## Required work
Copy everything in the data below exactly except the pictures.

## Collected material
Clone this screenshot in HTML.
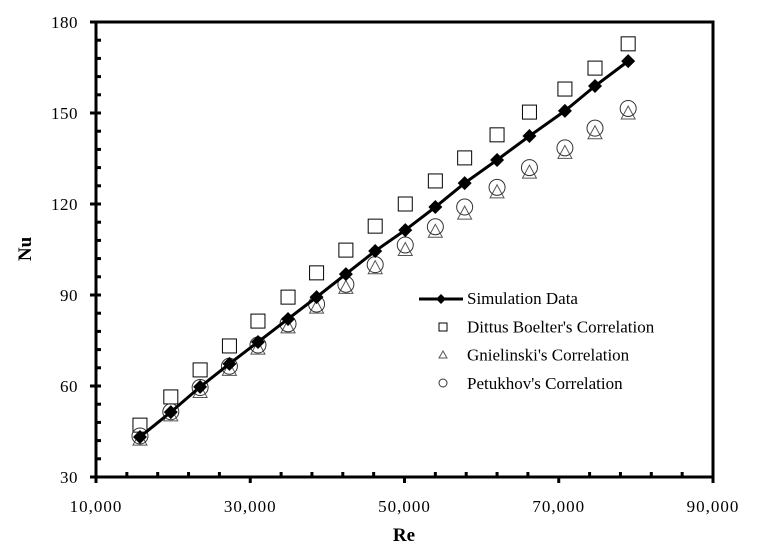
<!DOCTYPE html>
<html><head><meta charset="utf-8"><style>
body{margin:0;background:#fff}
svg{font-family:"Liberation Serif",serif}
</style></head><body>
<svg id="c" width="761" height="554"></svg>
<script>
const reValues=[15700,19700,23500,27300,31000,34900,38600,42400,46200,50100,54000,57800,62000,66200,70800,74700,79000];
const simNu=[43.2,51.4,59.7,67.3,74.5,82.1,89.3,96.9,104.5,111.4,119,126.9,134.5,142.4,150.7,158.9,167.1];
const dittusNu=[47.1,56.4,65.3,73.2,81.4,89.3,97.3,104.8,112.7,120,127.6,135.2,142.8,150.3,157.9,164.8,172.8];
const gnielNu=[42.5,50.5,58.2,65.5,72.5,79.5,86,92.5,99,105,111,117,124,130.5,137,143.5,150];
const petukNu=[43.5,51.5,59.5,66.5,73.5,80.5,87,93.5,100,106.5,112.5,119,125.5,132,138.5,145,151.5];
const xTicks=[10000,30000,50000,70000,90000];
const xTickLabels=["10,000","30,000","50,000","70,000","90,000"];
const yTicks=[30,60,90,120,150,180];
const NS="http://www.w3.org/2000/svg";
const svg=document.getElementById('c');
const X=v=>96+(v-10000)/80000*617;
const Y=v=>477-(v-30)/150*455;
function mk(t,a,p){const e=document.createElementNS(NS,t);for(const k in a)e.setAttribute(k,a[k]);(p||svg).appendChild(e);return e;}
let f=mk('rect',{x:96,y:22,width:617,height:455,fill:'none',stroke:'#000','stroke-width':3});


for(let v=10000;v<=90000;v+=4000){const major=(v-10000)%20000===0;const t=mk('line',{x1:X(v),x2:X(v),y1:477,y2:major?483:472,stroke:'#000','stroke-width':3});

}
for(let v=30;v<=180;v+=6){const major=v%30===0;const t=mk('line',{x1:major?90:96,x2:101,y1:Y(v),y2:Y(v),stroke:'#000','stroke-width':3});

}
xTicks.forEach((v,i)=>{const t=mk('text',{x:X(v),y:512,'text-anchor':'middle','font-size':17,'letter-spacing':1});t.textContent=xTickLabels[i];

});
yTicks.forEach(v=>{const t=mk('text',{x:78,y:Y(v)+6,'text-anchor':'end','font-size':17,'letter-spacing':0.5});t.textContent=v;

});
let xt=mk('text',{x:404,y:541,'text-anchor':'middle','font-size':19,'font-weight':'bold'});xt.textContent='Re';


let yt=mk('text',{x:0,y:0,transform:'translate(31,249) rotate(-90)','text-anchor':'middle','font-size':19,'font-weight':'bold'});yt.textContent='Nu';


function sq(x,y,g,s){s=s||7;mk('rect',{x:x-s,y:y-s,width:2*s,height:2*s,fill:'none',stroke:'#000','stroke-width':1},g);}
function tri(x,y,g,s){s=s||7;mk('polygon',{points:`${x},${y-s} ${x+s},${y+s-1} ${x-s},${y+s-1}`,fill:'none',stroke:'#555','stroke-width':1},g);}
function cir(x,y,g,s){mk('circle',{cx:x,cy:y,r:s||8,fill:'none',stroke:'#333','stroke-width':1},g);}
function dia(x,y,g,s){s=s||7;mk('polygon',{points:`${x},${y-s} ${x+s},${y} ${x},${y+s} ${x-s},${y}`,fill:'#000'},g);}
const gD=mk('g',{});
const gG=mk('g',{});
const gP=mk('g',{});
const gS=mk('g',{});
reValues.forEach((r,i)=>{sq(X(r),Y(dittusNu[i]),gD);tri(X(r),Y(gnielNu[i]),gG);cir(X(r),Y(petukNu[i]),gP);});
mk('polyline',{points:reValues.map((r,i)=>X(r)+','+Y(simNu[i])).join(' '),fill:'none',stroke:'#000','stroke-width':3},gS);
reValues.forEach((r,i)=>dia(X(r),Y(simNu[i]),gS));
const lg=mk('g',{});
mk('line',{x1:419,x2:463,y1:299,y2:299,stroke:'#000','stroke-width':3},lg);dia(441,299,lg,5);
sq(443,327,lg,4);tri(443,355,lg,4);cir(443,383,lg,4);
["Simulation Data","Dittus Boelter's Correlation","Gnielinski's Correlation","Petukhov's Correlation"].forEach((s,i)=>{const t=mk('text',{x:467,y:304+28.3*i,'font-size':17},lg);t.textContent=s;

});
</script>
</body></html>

## Response to this exercise
Clone this screenshot in HTML.
<!DOCTYPE html>
<html><head><meta charset="utf-8"><style>
body{margin:0;background:#fff}
svg{font-family:"Liberation Serif",serif}
</style></head><body>
<svg id="c" width="761" height="554"></svg>
<script>
const reValues=[15700,19700,23500,27300,31000,34900,38600,42400,46200,50100,54000,57800,62000,66200,70800,74700,79000];
const simNu=[43.2,51.4,59.7,67.3,74.5,82.1,89.3,96.9,104.5,111.4,119,126.9,134.5,142.4,150.7,158.9,167.1];
const dittusNu=[47.1,56.4,65.3,73.2,81.4,89.3,97.3,104.8,112.7,120,127.6,135.2,142.8,150.3,157.9,164.8,172.8];
const gnielNu=[42.5,50.5,58.2,65.5,72.5,79.5,86,92.5,99,105,111,117,124,130.5,137,143.5,150];
const petukNu=[43.5,51.5,59.5,66.5,73.5,80.5,87,93.5,100,106.5,112.5,119,125.5,132,138.5,145,151.5];
const xTicks=[10000,30000,50000,70000,90000];
const xTickLabels=["10,000","30,000","50,000","70,000","90,000"];
const yTicks=[30,60,90,120,150,180];
const NS="http://www.w3.org/2000/svg";
const svg=document.getElementById('c');
const X=v=>96+(v-10000)/80000*617;
const Y=v=>477-(v-30)/150*455;
function mk(t,a,p){const e=document.createElementNS(NS,t);for(const k in a)e.setAttribute(k,a[k]);(p||svg).appendChild(e);return e;}
let f=mk('rect',{x:96,y:22,width:617,height:455,fill:'none',stroke:'#000','stroke-width':3});


for(let v=10000;v<=90000;v+=4000){const major=(v-10000)%20000===0;const t=mk('line',{x1:X(v),x2:X(v),y1:477,y2:major?483:472,stroke:'#000','stroke-width':3});

}
for(let v=30;v<=180;v+=6){const major=v%30===0;const t=mk('line',{x1:major?90:96,x2:101,y1:Y(v),y2:Y(v),stroke:'#000','stroke-width':3});

}
xTicks.forEach((v,i)=>{const t=mk('text',{x:X(v),y:512,'text-anchor':'middle','font-size':17,'letter-spacing':1});t.textContent=xTickLabels[i];

});
yTicks.forEach(v=>{const t=mk('text',{x:78,y:Y(v)+6,'text-anchor':'end','font-size':17,'letter-spacing':0.5});t.textContent=v;

});
let xt=mk('text',{x:404,y:541,'text-anchor':'middle','font-size':19,'font-weight':'bold'});xt.textContent='Re';


let yt=mk('text',{x:0,y:0,transform:'translate(31,249) rotate(-90)','text-anchor':'middle','font-size':19,'font-weight':'bold'});yt.textContent='Nu';


function sq(x,y,g,s){s=s||7;mk('rect',{x:x-s,y:y-s,width:2*s,height:2*s,fill:'none',stroke:'#000','stroke-width':1},g);}
function tri(x,y,g,s){s=s||7;mk('polygon',{points:`${x},${y-s} ${x+s},${y+s-1} ${x-s},${y+s-1}`,fill:'none',stroke:'#555','stroke-width':1},g);}
function cir(x,y,g,s){mk('circle',{cx:x,cy:y,r:s||8,fill:'none',stroke:'#333','stroke-width':1},g);}
function dia(x,y,g,s){s=s||7;mk('polygon',{points:`${x},${y-s} ${x+s},${y} ${x},${y+s} ${x-s},${y}`,fill:'#000'},g);}
const gD=mk('g',{});
const gG=mk('g',{});
const gP=mk('g',{});
const gS=mk('g',{});
reValues.forEach((r,i)=>{sq(X(r),Y(dittusNu[i]),gD);tri(X(r),Y(gnielNu[i]),gG);cir(X(r),Y(petukNu[i]),gP);});
mk('polyline',{points:reValues.map((r,i)=>X(r)+','+Y(simNu[i])).join(' '),fill:'none',stroke:'#000','stroke-width':3},gS);
reValues.forEach((r,i)=>dia(X(r),Y(simNu[i]),gS));
const lg=mk('g',{});
mk('line',{x1:419,x2:463,y1:299,y2:299,stroke:'#000','stroke-width':3},lg);dia(441,299,lg,5);
sq(443,327,lg,4);tri(443,355,lg,4);cir(443,383,lg,4);
["Simulation Data","Dittus Boelter's Correlation","Gnielinski's Correlation","Petukhov's Correlation"].forEach((s,i)=>{const t=mk('text',{x:467,y:304+28.3*i,'font-size':17},lg);t.textContent=s;

});
</script>
</body></html>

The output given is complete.